Use neutral, coded names known only to trusted administrators.
2. Create Cloud‑Only Accounts
Do not sync these accounts from on‑premises directories.
Cloud‑only accounts remain available even if local infrastructure goes down.
3. Don’t Assign Licenses
Licenses add unnecessary exposure.
Break‑glass accounts should not use email, Teams, or any cloud workloads.
4. Don’t Link the Account to a Real Person
These accounts belong to the organization, not an individual.
Avoid personal MFA methods like individual phones or emails.
5. Enforce Strong Password Standards
- 32‑character complex password (minimum)
- Rotate securely twice per year
- Do not reuse passwords
- Store them under a tightly governed, documented process
6. Disable Password Expiration
If passwords auto‑expire, the account can break at the worst time.
Rotate manually under a secure, audited process.
7. Exclude From Conditional Access Policies
Break‑glass accounts must still work even when Conditional Access doesn’t.
Exclude them from any policy that might block sign‑in.
8. Assign Permanent Global Administrator Role
Emergency accounts need always‑on permissions.
Do not use PIM‑eligible roles or time‑restricted activation.

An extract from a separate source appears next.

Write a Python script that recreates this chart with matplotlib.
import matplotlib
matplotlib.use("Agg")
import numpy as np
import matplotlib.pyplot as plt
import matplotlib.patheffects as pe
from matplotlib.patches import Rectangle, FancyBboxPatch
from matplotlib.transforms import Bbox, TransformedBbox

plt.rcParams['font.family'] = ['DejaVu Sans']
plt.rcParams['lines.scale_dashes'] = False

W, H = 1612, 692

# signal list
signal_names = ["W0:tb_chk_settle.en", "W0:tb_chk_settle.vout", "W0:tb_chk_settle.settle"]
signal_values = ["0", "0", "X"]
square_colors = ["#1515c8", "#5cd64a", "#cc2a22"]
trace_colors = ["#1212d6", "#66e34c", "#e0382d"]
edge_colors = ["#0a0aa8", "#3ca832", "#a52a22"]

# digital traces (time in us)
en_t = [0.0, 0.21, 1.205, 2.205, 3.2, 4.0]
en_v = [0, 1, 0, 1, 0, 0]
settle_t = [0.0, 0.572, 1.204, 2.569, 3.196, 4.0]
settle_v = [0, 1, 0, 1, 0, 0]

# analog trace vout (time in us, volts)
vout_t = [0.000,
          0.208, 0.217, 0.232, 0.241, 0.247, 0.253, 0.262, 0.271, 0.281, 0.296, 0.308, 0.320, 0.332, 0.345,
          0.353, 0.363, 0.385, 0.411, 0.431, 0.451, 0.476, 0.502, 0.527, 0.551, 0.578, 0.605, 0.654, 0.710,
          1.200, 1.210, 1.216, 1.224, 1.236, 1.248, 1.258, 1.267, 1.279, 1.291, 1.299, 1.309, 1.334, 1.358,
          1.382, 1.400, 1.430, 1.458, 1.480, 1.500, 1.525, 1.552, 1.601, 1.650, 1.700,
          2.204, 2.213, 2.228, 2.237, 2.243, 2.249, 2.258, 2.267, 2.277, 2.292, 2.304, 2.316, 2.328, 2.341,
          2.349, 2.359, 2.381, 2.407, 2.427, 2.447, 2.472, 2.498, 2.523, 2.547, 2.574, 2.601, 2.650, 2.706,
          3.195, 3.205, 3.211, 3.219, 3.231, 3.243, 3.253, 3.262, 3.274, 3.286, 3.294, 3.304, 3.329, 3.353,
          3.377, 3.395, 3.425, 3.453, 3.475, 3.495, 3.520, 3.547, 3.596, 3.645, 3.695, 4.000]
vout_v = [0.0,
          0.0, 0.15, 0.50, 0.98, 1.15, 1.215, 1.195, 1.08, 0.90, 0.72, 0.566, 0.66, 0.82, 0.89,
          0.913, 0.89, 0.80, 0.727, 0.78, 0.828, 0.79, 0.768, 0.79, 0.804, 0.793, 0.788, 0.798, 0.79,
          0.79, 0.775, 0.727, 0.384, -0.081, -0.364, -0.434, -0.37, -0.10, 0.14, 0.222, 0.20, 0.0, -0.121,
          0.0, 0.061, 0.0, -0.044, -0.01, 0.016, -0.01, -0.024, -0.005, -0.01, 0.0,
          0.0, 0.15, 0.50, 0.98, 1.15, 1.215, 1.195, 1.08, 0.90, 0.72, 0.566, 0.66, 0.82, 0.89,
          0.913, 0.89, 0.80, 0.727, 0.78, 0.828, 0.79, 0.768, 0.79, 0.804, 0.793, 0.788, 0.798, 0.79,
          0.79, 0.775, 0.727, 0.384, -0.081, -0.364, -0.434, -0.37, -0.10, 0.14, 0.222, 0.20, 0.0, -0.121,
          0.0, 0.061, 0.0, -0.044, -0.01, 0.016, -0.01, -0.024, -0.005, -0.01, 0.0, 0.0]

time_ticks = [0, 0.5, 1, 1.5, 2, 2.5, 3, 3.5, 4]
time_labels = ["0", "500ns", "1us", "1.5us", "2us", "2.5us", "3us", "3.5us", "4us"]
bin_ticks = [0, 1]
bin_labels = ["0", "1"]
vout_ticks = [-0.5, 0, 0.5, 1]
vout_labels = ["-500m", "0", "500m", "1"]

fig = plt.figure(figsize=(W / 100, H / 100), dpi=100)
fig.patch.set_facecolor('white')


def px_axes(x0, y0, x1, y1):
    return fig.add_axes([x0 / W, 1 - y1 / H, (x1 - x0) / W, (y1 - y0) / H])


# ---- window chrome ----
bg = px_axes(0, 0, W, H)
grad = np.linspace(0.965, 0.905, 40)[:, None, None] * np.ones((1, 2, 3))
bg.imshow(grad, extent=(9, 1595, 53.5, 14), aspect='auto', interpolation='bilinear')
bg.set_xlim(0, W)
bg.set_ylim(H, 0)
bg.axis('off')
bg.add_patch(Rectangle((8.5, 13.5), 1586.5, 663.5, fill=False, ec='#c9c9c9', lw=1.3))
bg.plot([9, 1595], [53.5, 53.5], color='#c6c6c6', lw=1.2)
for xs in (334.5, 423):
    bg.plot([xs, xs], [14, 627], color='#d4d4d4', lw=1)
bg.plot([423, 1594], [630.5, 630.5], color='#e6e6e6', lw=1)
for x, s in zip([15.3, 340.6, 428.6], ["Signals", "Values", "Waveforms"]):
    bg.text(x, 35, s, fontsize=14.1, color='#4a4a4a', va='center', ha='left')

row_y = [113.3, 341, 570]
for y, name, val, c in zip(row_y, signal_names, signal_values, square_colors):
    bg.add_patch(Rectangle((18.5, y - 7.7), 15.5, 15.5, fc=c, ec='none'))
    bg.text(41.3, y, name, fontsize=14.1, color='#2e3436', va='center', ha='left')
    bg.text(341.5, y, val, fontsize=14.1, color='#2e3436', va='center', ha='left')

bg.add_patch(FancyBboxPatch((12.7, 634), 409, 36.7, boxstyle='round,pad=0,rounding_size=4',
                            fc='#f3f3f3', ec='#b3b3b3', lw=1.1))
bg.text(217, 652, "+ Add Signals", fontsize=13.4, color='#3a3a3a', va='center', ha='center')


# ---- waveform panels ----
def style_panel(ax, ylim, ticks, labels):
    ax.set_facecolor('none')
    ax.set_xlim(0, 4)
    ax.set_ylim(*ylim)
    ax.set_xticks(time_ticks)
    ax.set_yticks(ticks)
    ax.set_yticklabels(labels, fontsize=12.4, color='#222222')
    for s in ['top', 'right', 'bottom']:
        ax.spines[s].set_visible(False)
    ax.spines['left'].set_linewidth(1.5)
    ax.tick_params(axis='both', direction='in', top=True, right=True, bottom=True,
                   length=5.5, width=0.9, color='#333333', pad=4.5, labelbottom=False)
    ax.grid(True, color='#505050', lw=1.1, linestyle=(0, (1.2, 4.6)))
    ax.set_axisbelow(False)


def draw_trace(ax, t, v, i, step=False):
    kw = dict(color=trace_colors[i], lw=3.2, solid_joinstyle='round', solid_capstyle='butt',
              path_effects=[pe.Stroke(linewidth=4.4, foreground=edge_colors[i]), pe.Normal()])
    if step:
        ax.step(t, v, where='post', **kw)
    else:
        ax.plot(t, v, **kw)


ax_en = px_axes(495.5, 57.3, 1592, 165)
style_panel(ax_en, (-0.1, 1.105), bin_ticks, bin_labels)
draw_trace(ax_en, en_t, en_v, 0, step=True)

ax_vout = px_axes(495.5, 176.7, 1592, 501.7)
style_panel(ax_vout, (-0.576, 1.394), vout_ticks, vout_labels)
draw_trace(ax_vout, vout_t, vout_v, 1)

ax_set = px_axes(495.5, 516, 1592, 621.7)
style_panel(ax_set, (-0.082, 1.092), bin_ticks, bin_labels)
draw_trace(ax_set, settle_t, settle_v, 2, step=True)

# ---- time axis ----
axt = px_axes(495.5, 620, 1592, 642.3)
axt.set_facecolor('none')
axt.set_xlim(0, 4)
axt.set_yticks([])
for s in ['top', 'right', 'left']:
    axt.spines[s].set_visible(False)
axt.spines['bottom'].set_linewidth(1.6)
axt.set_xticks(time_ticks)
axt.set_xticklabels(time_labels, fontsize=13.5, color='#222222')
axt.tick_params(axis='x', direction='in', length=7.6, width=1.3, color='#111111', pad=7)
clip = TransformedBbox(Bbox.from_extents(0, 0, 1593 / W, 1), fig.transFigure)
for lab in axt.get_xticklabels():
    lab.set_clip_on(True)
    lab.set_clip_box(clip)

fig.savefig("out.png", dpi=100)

How to Create an Emergency Access Account in Microsoft Entra ID
Step 1 — Create the Account
- Open Microsoft Entra Admin Center.
- Navigate to Entra ID → Users → All users.
- Select + New user → Create new user.
- Use the .onmicrosoft.com domain.
- Ensure Account enabled is selected.
- Set the Usage location.
7. Assign the Global Administrator role.
8. Review and create.
Repeat the steps to establish a second emergency account as needed.

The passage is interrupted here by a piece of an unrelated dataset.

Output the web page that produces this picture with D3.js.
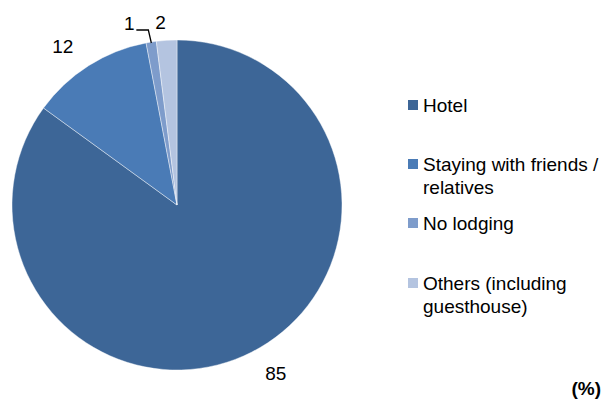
<!DOCTYPE html>
<html>
<head>
<meta charset="utf-8">
<script src="https://cdn.jsdelivr.net/npm/d3@7"></script>
<style>
  html, body { margin: 0; padding: 0; background: #fff; }
  svg { display: block; font-family: "Liberation Sans", Arial, sans-serif; }
</style>
</head>
<body>
<svg id="chart" width="610" height="402"></svg>
<script>
// Lodging type shares (%)
const categories = ["Hotel", "Staying with friends / relatives", "No lodging", "Others (including guesthouse)"];
const values = [85, 12, 1, 2];
const legendLines = [["Hotel"], ["Staying with friends /", "relatives"], ["No lodging"], ["Others (including", "guesthouse)"]];
const colors = ["#3d6697", "#4a7bb6", "#7e9ccb", "#b4c4e0"];

const svg = d3.select("#chart");
const cx = 177, cy = 205, r = 165;
const fontSize = 19;

const pie = d3.pie().sort(null).value(d => d)(values);
const arc = d3.arc().innerRadius(0).outerRadius(r);

const g = svg.append("g").attr("transform", `translate(${cx},${cy})`);
g.selectAll("path").data(pie).join("path")
  .attr("d", arc)
  .attr("fill", (d, i) => colors[i])
  .attr("stroke", "#ffffff")
  .attr("stroke-width", 0.6)
  .attr("stroke-opacity", 0.7);

const lab = svg.append("g").attr("font-size", fontSize).attr("fill", "#000");
const polar = (a, rr) => [cx + rr * Math.sin(a), cy - rr * Math.cos(a)];
const mid = d => (d.startAngle + d.endAngle) / 2;

// 85: outside the lower edge, slightly rotated from the bisector
{
  const [x, y] = polar(mid(pie[0]) - 0.06, r + 30);
  lab.append("text").attr("x", x).attr("y", y).attr("text-anchor", "middle")
    .attr("dominant-baseline", "central").text(values[0]);
}
// 12: along its bisector
{
  const [x, y] = polar(mid(pie[1]) - 0.06, r + 30);
  lab.append("text").attr("x", x).attr("y", y).attr("text-anchor", "middle")
    .attr("dominant-baseline", "central").text(values[1]);
}
// 1: with a leader line from the slice edge
{
  const [ex, ey] = polar(mid(pie[2]), r - 1);
  const elbowY = ey - 13;
  svg.append("path")
    .attr("d", `M${ex},${ey} L${ex - 3},${elbowY} L${ex - 15},${elbowY}`)
    .attr("fill", "none").attr("stroke", "#000").attr("stroke-width", 1.3);
  lab.append("text").attr("x", ex - 22).attr("y", elbowY - 7)
    .attr("text-anchor", "middle").attr("dominant-baseline", "central").text(values[2]);
}
// 2: above its slice
{
  const [x, y] = polar(mid(pie[3]), r);
  lab.append("text").attr("x", x - 6).attr("y", y - 18)
    .attr("text-anchor", "middle").attr("dominant-baseline", "central").text(values[3]);
}

// Legend
const legendY = [105, 164, 223, 283];
const lg = svg.append("g").attr("font-size", fontSize).attr("fill", "#000");
categories.forEach((c, i) => {
  lg.append("rect").attr("x", 408).attr("y", legendY[i] - 5).attr("width", 10).attr("height", 10)
    .attr("fill", colors[i]);
  legendLines[i].forEach((t, j) => {
    lg.append("text").attr("x", 423).attr("y", legendY[i] + j * 23)
      .attr("dominant-baseline", "central").text(t);
  });
});

svg.append("text").attr("x", 601).attr("y", 388).attr("text-anchor", "end")
  .attr("dominant-baseline", "central").attr("font-size", fontSize).attr("font-weight", "bold")
  .text("(%)");
</script>
</body>
</html>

Step 2 — Enable Passwordless Authentication
Break‑glass accounts should always be secured using passwordless methods:
- Passkeys (FIDO2)
- Certificate‑based authentication (CBA)
How to Enable FIDO2 Passkeys
- Go to: Entra ID → Security → Authentication methods → Policies → FIDO2 Security Key
- Enable FIDO2 if not already enabled and click Save.
How to Enable Certificate‑Based Authentication (CBA)
Step 1 — Upload Your Certificate Authority
- Entra Admin Center → Entra ID → Certificate authorities
- Upload your Root CA
- Mark as Root CA (if applicable)
- Add any intermediate CAs
- Provide the CRL (Certificate Revocation List) URL for revocation checks
- This is required so Entra can check for revoked certificates
Step 2 — Turn on Certificate‑Based Authentication
- Go to: Entra ID → Authentication methods → Policies
- Choose Certificate‑based authentication
3. Switch Enable → On
4. Under Include, target only your break‑glass accounts
Conclusion
Emergency access accounts aren’t just a security measure—they’re an operational safeguard that protects your mission. When the unexpected happens, these accounts ensure your organization can recover quickly and continue serving your community.